The Larimer County Fairgrounds – The Ranch – is hosting the inaugural Rocky Mountain Ag Showcase Dec. 8 through 10 this year. The three-day event was created by Ranch officials who want to honor the area’s agricultural heritage and explore current trends and future possibilities within agriculture.
The Ag Showcase is scheduled 47 days before the Colorado Farm Show, which has been held in Greeley for 40 years. The competition between the two shows is leading many to ask if the market can handle two shows so close together.
“The Rocky Mountain Ag Showcase is an exciting, forward-thinking event which will celebrate the history of agriculture while providing information and fun about issues surrounding agriculture today,´ said Jay Hardy, director of The Ranch. “Larimer County, The Ranch and our other partners are very excited to start a wonderful annual celebration. With partnerships with Colorado State Cooperative Extension, local and national business and education, it will truly be an event that has something for everyone.”
Farm show goes on
Tony Miller, member of the board of directors for the Colorado Farm Show, said he is unsure why Ranch officials would want to hold a farm show.
“I guess they may have wanted to drum up a show to utilize the facilities,” he said. “But, we have no plans to change or tweak what we do.”
The Colorado Farm Show is held annually at the Island Grove Regional Park the week after the National Western Stock Show and Rodeo in Denver. In 2006, the dates are Jan. 24 through 26.

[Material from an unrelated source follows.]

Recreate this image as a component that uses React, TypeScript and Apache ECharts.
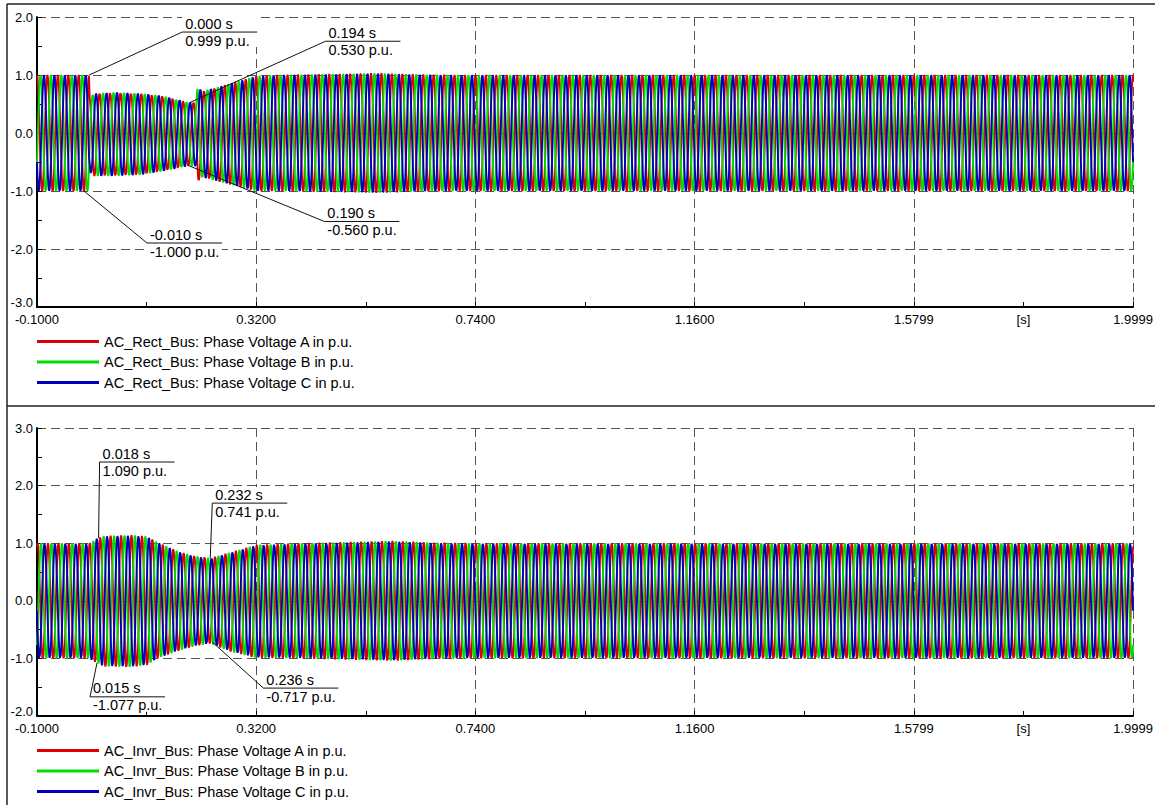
import React, { useEffect, useRef } from "react";
import * as echarts from "echarts";

// ---------- data ----------
const X_MIN = -0.1;
const X_MAX = 1.9999;
const X_TICK_STEP = 0.42;
const xTickLabels = ["-0.1000", "0.3200", "0.7400", "1.1600", "1.5799", "1.9999"];
const xUnitLabel = "[s]";
const xUnitAt = 1.79;

const rectYRange = [-3, 2];
const invrYRange = [-2, 3];

const rectSeriesNames = [
  "AC_Rect_Bus: Phase Voltage A in p.u.",
  "AC_Rect_Bus: Phase Voltage B in p.u.",
  "AC_Rect_Bus: Phase Voltage C in p.u.",
];
const invrSeriesNames = [
  "AC_Invr_Bus: Phase Voltage A in p.u.",
  "AC_Invr_Bus: Phase Voltage B in p.u.",
  "AC_Invr_Bus: Phase Voltage C in p.u.",
];
const phaseShiftsDeg = [0, -120, 120];
const invrPhaseShiftDeg = -20;
const frequencyHz = 50;
const sampleStep = 0.0005;

// envelope (peak magnitude) of the rectifier bus voltages, positive and negative halves
const rectEnvT = [-0.1, -0.0005, 0.001, 0.01, 0.05, 0.1, 0.14, 0.19, 0.205, 0.208, 0.215, 0.25, 0.32, 0.36, 0.5, 0.55, 0.62, 0.7, 2.0];
const rectEnvUp = [1.0, 1.0, 0.62, 0.68, 0.7, 0.68, 0.64, 0.53, 0.53, 0.84, 0.72, 0.8, 0.98, 1.0, 1.02, 1.03, 1.01, 1.0, 1.0];
const rectEnvLow = [1.0, 1.0, 0.68, 0.74, 0.74, 0.72, 0.66, 0.57, 0.57, 0.84, 0.76, 0.84, 1.0, 1.0, 1.02, 1.03, 1.01, 1.0, 1.0];

// envelope of the inverter bus voltages
const invrEnvT = [-0.1, 0.0, 0.015, 0.03, 0.08, 0.11, 0.13, 0.17, 0.2, 0.232, 0.27, 0.32, 0.4, 0.5, 0.58, 0.66, 0.75, 2.0];
const invrEnvUp = [1.0, 1.0, 1.08, 1.13, 1.14, 1.12, 1.02, 0.86, 0.78, 0.74, 0.84, 0.97, 1.0, 1.02, 1.04, 1.01, 1.0, 1.0];
const invrEnvLow = [1.0, 1.0, 1.08, 1.14, 1.15, 1.12, 1.0, 0.87, 0.79, 0.74, 0.88, 0.99, 1.0, 1.02, 1.04, 1.01, 1.0, 1.0];

// cursor annotations
const rectMarkerT = [0.0, 0.194, -0.01, 0.19];
const rectMarkerV = [0.999, 0.53, -1.0, -0.56];
const invrMarkerT = [0.018, 0.232, 0.015, 0.236];
const invrMarkerV = [1.09, 0.741, -1.077, -0.717];

// ---------- layout / style ----------
const rectMarkerOffsets = [[93, -43], [135, -61], [63, 52], [136, 56]];
const invrMarkerOffsets = [[1, -76], [2, -55], [-7, 34], [51, 46]];
const phaseColors = ["#dd0000", "#00dd00", "#0000bb"];
const FONT = '"Liberation Sans", Arial, sans-serif';

function envAt(ts: number[], vs: number[], t: number) {
  if (t <= ts[0]) return vs[0];
  for (let i = 1; i < ts.length; i++) {
    if (t <= ts[i]) {
      const f = (t - ts[i - 1]) / (ts[i] - ts[i - 1]);
      return vs[i - 1] + f * (vs[i] - vs[i - 1]);
    }
  }
  return vs[vs.length - 1];
}

function buildPhase(envT: number[], up: number[], low: number[], shiftDeg: number) {
  const pts: [number, number][] = [];
  const n = Math.round((X_MAX - X_MIN) / sampleStep);
  for (let i = 0; i <= n; i++) {
    const t = X_MIN + i * sampleStep;
    const s = Math.cos(2 * Math.PI * frequencyHz * t + (shiftDeg * Math.PI) / 180);
    const a = s >= 0 ? envAt(envT, up, t) : envAt(envT, low, t);
    pts.push([+(t - X_MIN).toFixed(5), +(a * s).toFixed(4)]);
  }
  return pts;
}

function xAxisCfg(gridIndex: number) {
  return {
    type: "value",
    gridIndex,
    min: 0,
    max: +(X_MAX - X_MIN).toFixed(4),
    interval: X_TICK_STEP,
    axisLine: { show: true, onZero: false, lineStyle: { color: "#000", width: 2 } },
    axisTick: { show: true, inside: true, length: 5, lineStyle: { color: "#000", width: 1 } },
    minorTick: { show: true, splitNumber: 2, length: 5, lineStyle: { color: "#000", width: 1 } },
    minorSplitLine: { show: false },
    axisLabel: {
      show: true,
      margin: 6,
      color: "#000",
      fontSize: 13,
      fontFamily: FONT,
      showMinLabel: true,
      showMaxLabel: true,
      hideOverlap: false,
      formatter: (v: number) => xTickLabels[Math.round(v / X_TICK_STEP)] ?? "",
    },
    splitLine: { show: true, lineStyle: { color: "#555", width: 1, type: [9, 5] } },
  };
}

function yAxisCfg(gridIndex: number, range: number[]) {
  return {
    type: "value",
    gridIndex,
    min: range[0],
    max: range[1],
    interval: 1,
    axisLine: { show: true, onZero: false, lineStyle: { color: "#000", width: 2 } },
    axisTick: { show: true, inside: true, length: 5, lineStyle: { color: "#000", width: 1 } },
    minorTick: { show: true, splitNumber: 2, length: 5, lineStyle: { color: "#000", width: 1 } },
    axisLabel: {
      show: true,
      margin: 4,
      color: "#000",
      fontSize: 13,
      fontFamily: FONT,
      showMinLabel: true,
      showMaxLabel: true,
      formatter: (v: number) => (v === range[0] ? `{low|${v.toFixed(1)}}` : v.toFixed(1)),
      rich: {
        low: { fontSize: 13, fontFamily: FONT, color: "#000", padding: [0, 0, 10, 0] },
      },
    },
    splitLine: { show: true, lineStyle: { color: "#555", width: 1, type: [9, 5] } },
  };
}

function legendCfg(names: string[], top: number) {
  return {
    data: names,
    orient: "vertical",
    left: 37,
    top,
    icon: "rect",
    itemWidth: 62,
    itemHeight: 3,
    itemGap: 5.5,
    selectedMode: false,
    padding: 0,
    textStyle: { fontSize: 14.5, fontFamily: FONT, color: "#000", lineHeight: 14 },
  };
}

export default function App() {
  const ref = useRef<HTMLDivElement>(null);

  useEffect(() => {
    if (!ref.current) return;
    const chart = echarts.init(ref.current, undefined, { renderer: "svg" });

    const series: any[] = [];
    const addSeries = (names: string[], axis: number, envT: number[], up: number[], low: number[], extraShift: number) => {
      names.forEach((name, i) => {
        series.push({
          name,
          type: "line",
          xAxisIndex: axis,
          yAxisIndex: axis,
          data: buildPhase(envT, up, low, phaseShiftsDeg[i] + extraShift),
          showSymbol: false,
          symbol: "none",
          silent: true,
          color: phaseColors[i],
          lineStyle: { color: phaseColors[i], width: 1.9 },
        });
      });
    };
    addSeries(rectSeriesNames, 0, rectEnvT, rectEnvUp, rectEnvLow, 0);
    addSeries(invrSeriesNames, 1, invrEnvT, invrEnvUp, invrEnvLow, invrPhaseShiftDeg);

    chart.setOption({
      animation: false,
      backgroundColor: "#fff",
      textStyle: { fontFamily: FONT },
      grid: [
        { left: 37, top: 17, width: 1096, height: 290, containLabel: false, outerBoundsMode: "none" },
        { left: 37, top: 428, width: 1096, height: 288, containLabel: false, outerBoundsMode: "none" },
      ],
      xAxis: [xAxisCfg(0), xAxisCfg(1)],
      yAxis: [yAxisCfg(0, rectYRange), yAxisCfg(1, invrYRange)],
      legend: [legendCfg(rectSeriesNames, 334), legendCfg(invrSeriesNames, 743)],
      series,
    });

    const graphics: any[] = [];
    // frame
    const frameStyle = { stroke: "#222", lineWidth: 1.5 };
    graphics.push({ type: "line", shape: { x1: 7, y1: 4, x2: 1155, y2: 4 }, style: frameStyle, z: 50 });
    graphics.push({ type: "line", shape: { x1: 7, y1: 4, x2: 7, y2: 805 }, style: frameStyle, z: 50 });
    graphics.push({ type: "line", shape: { x1: 7, y1: 406, x2: 1155, y2: 406 }, style: frameStyle, z: 50 });

    const addMarkers = (gridIndex: number, ts: number[], vs: number[], offs: number[][]) => {
      ts.forEach((t, i) => {
        const p = chart.convertToPixel({ gridIndex } as any, [t - X_MIN, vs[i]]) as number[];
        const ax = p[0] + offs[i][0];
        const ay = p[1] + offs[i][1];
        graphics.push({
          type: "rect",
          shape: { x: ax, y: ay - 16, width: 75, height: 31 },
          style: { fill: "#fff" },
          z: 60,
        });
        graphics.push({
          type: "line",
          shape: { x1: p[0], y1: p[1], x2: ax, y2: ay },
          style: { stroke: "#111", lineWidth: 1 },
          z: 61,
        });
        graphics.push({
          type: "line",
          shape: { x1: ax, y1: ay, x2: ax + 75, y2: ay },
          style: { stroke: "#111", lineWidth: 1 },
          z: 61,
        });
        graphics.push({
          type: "text",
          x: ax + 3,
          y: ay - 1,
          style: {
            text: `${t.toFixed(3)} s`,
            font: `14.5px ${FONT}`,
            fill: "#000",
            textAlign: "left",
            textVerticalAlign: "bottom",
          },
          z: 62,
        });
        graphics.push({
          type: "text",
          x: ax + 3,
          y: ay + 1,
          style: {
            text: `${vs[i].toFixed(3)} p.u.`,
            font: `14.5px ${FONT}`,
            fill: "#000",
            textAlign: "left",
            textVerticalAlign: "top",
          },
          z: 62,
        });
      });
    };
    addMarkers(0, rectMarkerT, rectMarkerV, rectMarkerOffsets);
    addMarkers(1, invrMarkerT, invrMarkerV, invrMarkerOffsets);

    [0, 1].forEach((g) => {
      const yMin = g === 0 ? rectYRange[0] : invrYRange[0];
      const p = chart.convertToPixel({ gridIndex: g } as any, [xUnitAt - X_MIN, yMin]) as number[];
      graphics.push({
        type: "text",
        x: p[0],
        y: p[1] + 6,
        style: {
          text: xUnitLabel,
          font: `13px ${FONT}`,
          fill: "#000",
          textAlign: "center",
          textVerticalAlign: "top",
        },
        z: 62,
      });
    });

    chart.setOption({ graphic: graphics });

    return () => chart.dispose();
  }, []);

  return (
    <div
      ref={ref}
      style={{ position: "fixed", left: 0, top: 0, width: 1155, height: 805, background: "#fff" }}
    />
  );
}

“We usually have between 325 and 350 exhibitors and we have over 500 booth spaces and 160,000 square feet between the four buildings,” Miller said. “We are 75 percent to 80 percent full for this year and we even have a little waiting list from last year.”
Miller said he has spoken with a few people who have been contacted about the Rocky Mountain Ag Showcase, but he is unsure if they will do both shows or choose one over the other.
“At that time of the year we are the biggest ag show in the region,” he said. “It will be interesting to see what happens. The Ranch is a nice facility … I just don’t know if agriculture can support two shows that close.”
Ron Lonneman, owner of Ron’s Equipment in Fort Collins has received information on both shows and decided to only participate in the Colorado Farm Show in 2006. He said he is waiting to see what kind of audience the Rocky Mountain Ag Showcase attracts before he signs up for exhibitor space.
“With the close timing and proximity of the shows, the cost is prohibitive for me to do both,” Lonneman said. “Geographically, the Colorado Farm Show is more well known and attracts people from the entire state.”
Lonneman also said a booth at the Colorado Farm Show would cost him $5,000 for the three days; the same size booth at the Ag Showcase costs approximately $9,000.
“I’m just not interested right now, but if they talk about moving the Colorado Farm Show to The Ranch I will be all ears.”